• Input records
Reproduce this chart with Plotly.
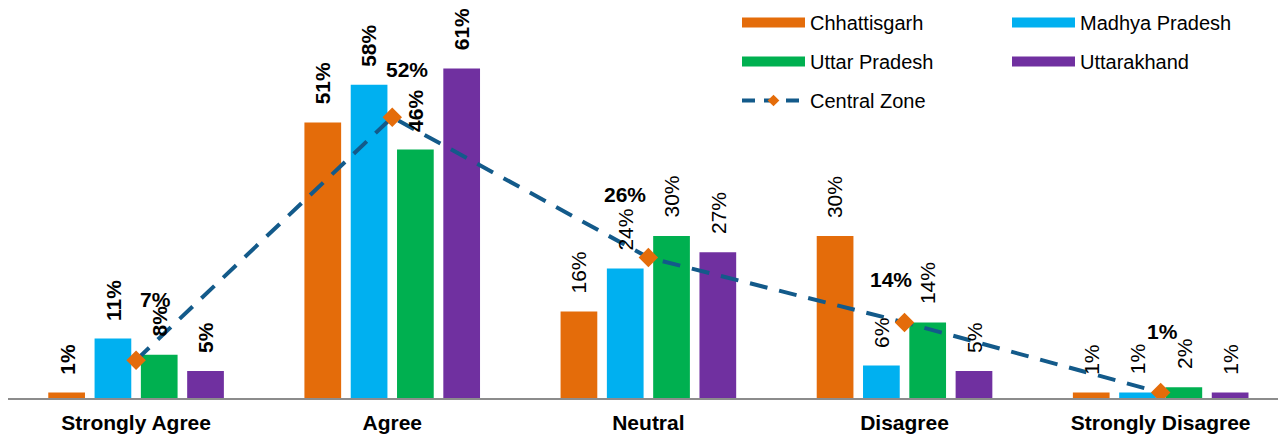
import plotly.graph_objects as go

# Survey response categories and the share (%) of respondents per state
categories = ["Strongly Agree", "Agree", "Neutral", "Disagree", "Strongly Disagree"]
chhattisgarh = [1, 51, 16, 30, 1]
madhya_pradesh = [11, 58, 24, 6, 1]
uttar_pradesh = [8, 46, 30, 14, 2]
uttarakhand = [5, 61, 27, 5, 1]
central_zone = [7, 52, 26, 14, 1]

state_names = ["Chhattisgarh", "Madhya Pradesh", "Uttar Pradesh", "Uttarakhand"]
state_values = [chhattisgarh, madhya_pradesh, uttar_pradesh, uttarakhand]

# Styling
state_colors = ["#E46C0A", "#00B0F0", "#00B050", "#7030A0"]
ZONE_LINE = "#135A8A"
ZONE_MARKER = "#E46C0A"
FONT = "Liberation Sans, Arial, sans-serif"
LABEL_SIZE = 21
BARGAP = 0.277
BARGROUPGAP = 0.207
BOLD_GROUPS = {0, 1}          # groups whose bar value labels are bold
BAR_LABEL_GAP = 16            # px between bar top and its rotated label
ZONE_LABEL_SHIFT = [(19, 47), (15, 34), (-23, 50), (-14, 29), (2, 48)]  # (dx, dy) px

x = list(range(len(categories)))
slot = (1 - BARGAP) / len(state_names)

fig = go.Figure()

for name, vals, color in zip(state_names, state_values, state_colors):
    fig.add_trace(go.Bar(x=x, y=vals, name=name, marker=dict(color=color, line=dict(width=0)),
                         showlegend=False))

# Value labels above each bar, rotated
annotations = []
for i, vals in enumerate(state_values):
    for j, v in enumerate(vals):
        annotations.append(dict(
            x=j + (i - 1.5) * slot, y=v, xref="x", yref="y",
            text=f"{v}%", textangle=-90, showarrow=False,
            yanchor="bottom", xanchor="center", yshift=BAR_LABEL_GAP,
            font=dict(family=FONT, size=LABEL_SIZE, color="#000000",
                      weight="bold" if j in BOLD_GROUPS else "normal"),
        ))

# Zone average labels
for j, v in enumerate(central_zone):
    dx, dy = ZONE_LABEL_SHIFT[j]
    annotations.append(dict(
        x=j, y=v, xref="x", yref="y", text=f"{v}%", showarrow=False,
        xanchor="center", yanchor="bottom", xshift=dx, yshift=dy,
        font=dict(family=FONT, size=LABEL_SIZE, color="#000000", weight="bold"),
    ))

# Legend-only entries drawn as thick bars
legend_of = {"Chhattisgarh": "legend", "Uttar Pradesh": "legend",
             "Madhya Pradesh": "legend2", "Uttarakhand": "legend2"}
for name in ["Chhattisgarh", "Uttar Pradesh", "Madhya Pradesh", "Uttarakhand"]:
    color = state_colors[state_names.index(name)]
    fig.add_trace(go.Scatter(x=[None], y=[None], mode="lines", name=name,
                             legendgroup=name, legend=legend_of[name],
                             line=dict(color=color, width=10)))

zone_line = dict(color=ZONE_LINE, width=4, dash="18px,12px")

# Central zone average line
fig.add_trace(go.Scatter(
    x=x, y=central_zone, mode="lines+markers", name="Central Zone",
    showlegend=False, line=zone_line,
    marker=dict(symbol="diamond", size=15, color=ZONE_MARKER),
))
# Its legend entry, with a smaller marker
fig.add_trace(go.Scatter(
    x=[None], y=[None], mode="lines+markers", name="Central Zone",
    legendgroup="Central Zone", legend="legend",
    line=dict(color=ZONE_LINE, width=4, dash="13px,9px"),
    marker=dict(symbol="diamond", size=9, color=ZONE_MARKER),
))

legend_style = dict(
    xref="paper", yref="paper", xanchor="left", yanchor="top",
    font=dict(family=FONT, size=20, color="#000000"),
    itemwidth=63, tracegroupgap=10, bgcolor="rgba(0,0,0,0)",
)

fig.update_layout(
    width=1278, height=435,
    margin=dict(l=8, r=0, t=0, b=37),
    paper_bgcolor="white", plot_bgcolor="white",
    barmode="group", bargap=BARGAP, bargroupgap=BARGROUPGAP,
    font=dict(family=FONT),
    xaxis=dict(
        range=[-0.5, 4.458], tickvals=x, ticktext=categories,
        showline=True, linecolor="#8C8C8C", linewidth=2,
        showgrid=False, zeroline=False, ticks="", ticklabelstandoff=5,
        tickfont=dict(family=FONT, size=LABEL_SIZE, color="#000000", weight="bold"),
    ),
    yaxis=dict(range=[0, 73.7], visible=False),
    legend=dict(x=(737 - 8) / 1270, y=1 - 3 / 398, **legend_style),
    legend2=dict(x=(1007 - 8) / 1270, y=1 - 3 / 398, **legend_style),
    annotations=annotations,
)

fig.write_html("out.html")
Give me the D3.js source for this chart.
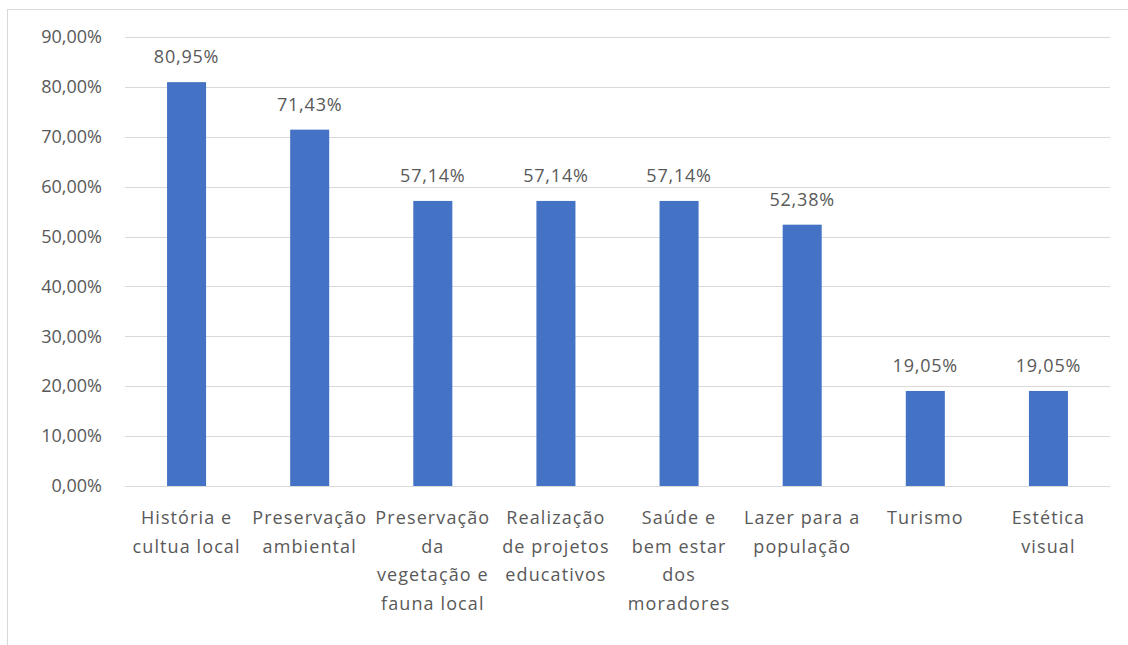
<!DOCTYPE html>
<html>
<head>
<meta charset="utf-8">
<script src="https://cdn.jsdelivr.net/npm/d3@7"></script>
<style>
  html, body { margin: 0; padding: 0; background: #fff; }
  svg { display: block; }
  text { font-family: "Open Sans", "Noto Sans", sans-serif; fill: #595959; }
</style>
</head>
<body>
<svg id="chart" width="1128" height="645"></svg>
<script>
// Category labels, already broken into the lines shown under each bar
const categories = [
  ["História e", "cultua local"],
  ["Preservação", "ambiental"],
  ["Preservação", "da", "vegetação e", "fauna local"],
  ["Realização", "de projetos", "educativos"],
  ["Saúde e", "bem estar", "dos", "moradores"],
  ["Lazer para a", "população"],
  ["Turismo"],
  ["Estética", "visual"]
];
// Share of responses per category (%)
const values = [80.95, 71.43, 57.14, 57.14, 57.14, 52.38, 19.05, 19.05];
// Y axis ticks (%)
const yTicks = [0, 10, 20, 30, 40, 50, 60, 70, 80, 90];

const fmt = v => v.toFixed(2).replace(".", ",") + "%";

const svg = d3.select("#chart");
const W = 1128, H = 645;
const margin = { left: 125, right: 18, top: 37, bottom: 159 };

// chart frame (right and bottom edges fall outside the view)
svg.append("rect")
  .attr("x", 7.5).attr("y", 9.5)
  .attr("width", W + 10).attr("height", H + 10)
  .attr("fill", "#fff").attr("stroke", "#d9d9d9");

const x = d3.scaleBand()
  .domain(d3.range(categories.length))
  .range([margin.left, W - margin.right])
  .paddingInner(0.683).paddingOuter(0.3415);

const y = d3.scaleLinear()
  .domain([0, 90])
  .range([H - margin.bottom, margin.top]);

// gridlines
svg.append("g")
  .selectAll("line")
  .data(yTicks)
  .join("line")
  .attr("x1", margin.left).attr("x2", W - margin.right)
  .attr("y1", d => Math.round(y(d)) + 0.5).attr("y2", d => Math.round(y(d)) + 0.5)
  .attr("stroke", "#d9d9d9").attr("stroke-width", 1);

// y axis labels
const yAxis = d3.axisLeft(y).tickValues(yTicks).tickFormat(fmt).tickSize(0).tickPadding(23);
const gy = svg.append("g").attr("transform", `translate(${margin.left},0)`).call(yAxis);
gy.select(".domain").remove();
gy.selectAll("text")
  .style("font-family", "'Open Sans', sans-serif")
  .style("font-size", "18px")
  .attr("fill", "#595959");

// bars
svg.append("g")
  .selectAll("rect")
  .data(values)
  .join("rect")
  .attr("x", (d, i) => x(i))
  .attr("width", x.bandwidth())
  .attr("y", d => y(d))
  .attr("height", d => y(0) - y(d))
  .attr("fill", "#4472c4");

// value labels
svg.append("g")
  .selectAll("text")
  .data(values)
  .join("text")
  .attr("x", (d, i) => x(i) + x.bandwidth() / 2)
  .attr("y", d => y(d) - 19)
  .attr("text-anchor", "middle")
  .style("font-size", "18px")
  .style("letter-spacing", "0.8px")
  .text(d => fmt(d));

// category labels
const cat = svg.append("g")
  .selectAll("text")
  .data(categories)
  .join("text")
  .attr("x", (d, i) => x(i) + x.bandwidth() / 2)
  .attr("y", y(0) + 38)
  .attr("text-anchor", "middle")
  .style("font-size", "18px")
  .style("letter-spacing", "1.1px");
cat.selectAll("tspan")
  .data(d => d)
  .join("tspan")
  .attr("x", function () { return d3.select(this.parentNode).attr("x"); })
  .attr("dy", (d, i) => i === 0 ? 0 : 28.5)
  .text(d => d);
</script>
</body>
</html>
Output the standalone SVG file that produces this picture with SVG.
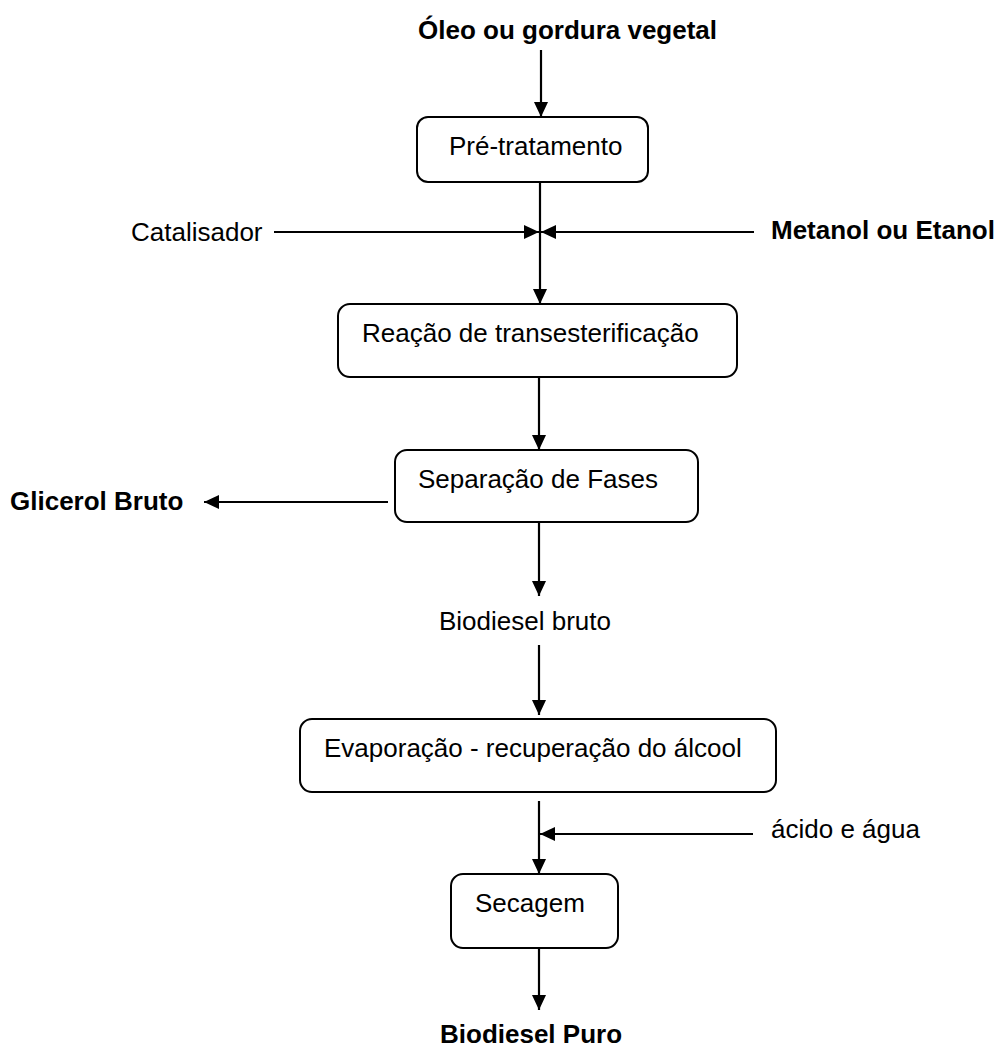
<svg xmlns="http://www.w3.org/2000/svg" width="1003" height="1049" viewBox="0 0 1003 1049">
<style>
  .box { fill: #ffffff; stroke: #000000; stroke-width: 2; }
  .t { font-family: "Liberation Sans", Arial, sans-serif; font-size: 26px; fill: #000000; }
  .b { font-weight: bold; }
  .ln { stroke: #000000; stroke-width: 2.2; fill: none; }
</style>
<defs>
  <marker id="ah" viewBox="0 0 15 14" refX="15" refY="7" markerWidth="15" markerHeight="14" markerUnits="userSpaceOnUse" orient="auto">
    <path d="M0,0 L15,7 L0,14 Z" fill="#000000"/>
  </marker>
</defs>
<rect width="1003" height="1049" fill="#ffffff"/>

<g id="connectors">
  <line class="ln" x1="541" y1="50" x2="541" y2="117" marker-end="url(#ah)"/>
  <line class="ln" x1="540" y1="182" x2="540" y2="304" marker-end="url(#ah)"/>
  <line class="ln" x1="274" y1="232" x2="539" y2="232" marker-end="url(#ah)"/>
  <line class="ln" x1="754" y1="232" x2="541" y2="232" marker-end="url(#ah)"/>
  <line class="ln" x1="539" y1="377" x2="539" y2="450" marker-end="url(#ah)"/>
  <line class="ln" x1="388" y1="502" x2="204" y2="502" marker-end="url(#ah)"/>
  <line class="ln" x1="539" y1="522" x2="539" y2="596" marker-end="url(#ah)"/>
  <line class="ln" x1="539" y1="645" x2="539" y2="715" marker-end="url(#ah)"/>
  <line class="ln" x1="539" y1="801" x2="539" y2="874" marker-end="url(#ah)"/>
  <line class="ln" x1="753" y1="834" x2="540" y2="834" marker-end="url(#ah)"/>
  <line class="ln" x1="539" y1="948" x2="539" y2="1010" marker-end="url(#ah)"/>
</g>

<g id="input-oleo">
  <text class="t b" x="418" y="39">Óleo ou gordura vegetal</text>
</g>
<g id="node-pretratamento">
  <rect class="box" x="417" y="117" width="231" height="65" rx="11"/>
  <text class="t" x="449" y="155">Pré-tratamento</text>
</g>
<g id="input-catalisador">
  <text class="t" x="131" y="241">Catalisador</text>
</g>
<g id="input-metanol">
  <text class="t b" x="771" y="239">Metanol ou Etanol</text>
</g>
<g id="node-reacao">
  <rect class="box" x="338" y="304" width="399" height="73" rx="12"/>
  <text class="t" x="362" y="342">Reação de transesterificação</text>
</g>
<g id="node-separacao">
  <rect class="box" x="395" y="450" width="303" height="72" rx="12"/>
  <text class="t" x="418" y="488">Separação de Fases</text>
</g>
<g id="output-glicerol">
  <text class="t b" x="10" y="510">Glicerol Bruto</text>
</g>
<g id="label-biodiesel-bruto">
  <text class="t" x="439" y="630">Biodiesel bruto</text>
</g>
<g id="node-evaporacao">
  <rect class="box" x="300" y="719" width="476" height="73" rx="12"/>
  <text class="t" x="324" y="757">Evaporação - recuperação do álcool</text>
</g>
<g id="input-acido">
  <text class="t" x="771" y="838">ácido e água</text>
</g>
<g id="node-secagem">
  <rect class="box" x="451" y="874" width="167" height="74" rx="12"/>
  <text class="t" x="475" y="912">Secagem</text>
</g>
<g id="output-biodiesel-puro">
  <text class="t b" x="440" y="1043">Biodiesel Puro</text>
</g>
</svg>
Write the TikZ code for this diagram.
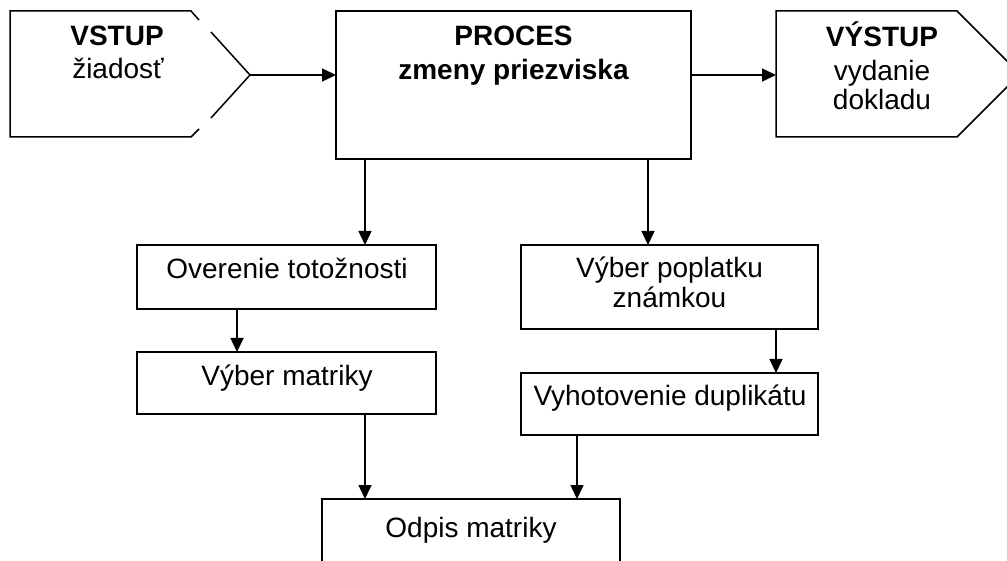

• Exercise details
From the entries above, copy out every line where the string "chart" appears.

• Result of the exercise
Reproduce this chart with Plotly.
Give me the D3.js source for this chart.
<svg id="chart" width="1128" height="645"></svg>
const svg = d3.select("#chart");
// chart frame (right and bottom edges fall outside the view)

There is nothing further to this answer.